Equity investment is defined as any investment made to purchase shares of a company. Simply put, this is the money spent on purchasing company shares that are exchanged on a recognised stock exchange. In general, equity shares are purchased to achieve long-term financial gains and earn dividends throughout the investment period.

  1. What are the advantages of Equity Investments?

The fundamental source of profit in stock investments is the expected growth in the value of the principal invested, which is known technically as capital gains. If a firm does well, its share price rises. When an investor’s investing horizon exceeds five years, he or she is more likely to realise excellent capital gains.

A firm may opt to distribute profits to its shareholders through dividends. Dividends are paid only once the company has a significant surplus after meeting its maintenance costs and covering the costs of its new initiatives and expansions (if any). Large-cap or blue-chip companies are known to pay out dividends regularly.

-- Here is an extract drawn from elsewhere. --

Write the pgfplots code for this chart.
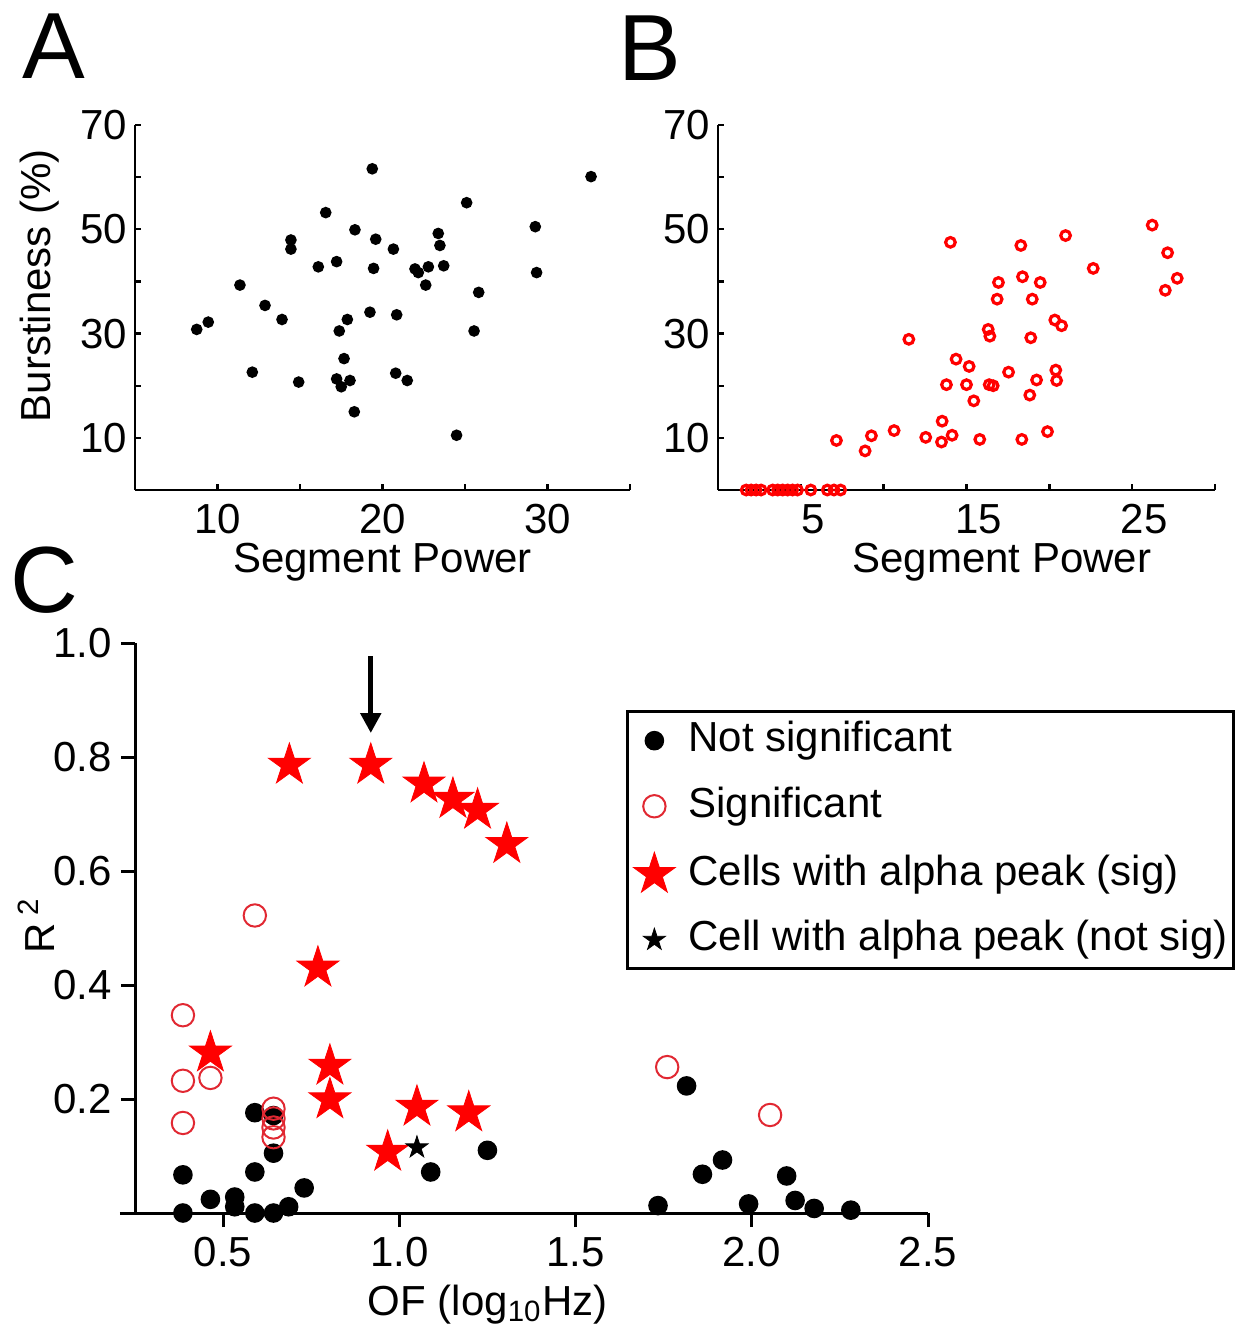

  1. How much capital gain tax is free?

After the Union Budget 2024 proposition, a long-term capital gain tax of 12.5% will cover all financial and non-financial assets. Investors can broadly calculate their capital gain from the formula: (full value of the consideration received) – (cost of acquisition of capital asset) + (cost of improvement of capital asset) + (expenditure incurred in connection with transfer of capital gains). 

  1. What is the short-term capital gains tax rate?

STCG (Short-term capital gains) on shares and mutual funds were subject to a 15% rate until 22 July 2022. However, the government of India increased it to 20% on 23 July 2024. In the Union Budget 2024, capital gains tax is exempted up to INR 1,25,0000, which was earlier limited to INR 1,00,000.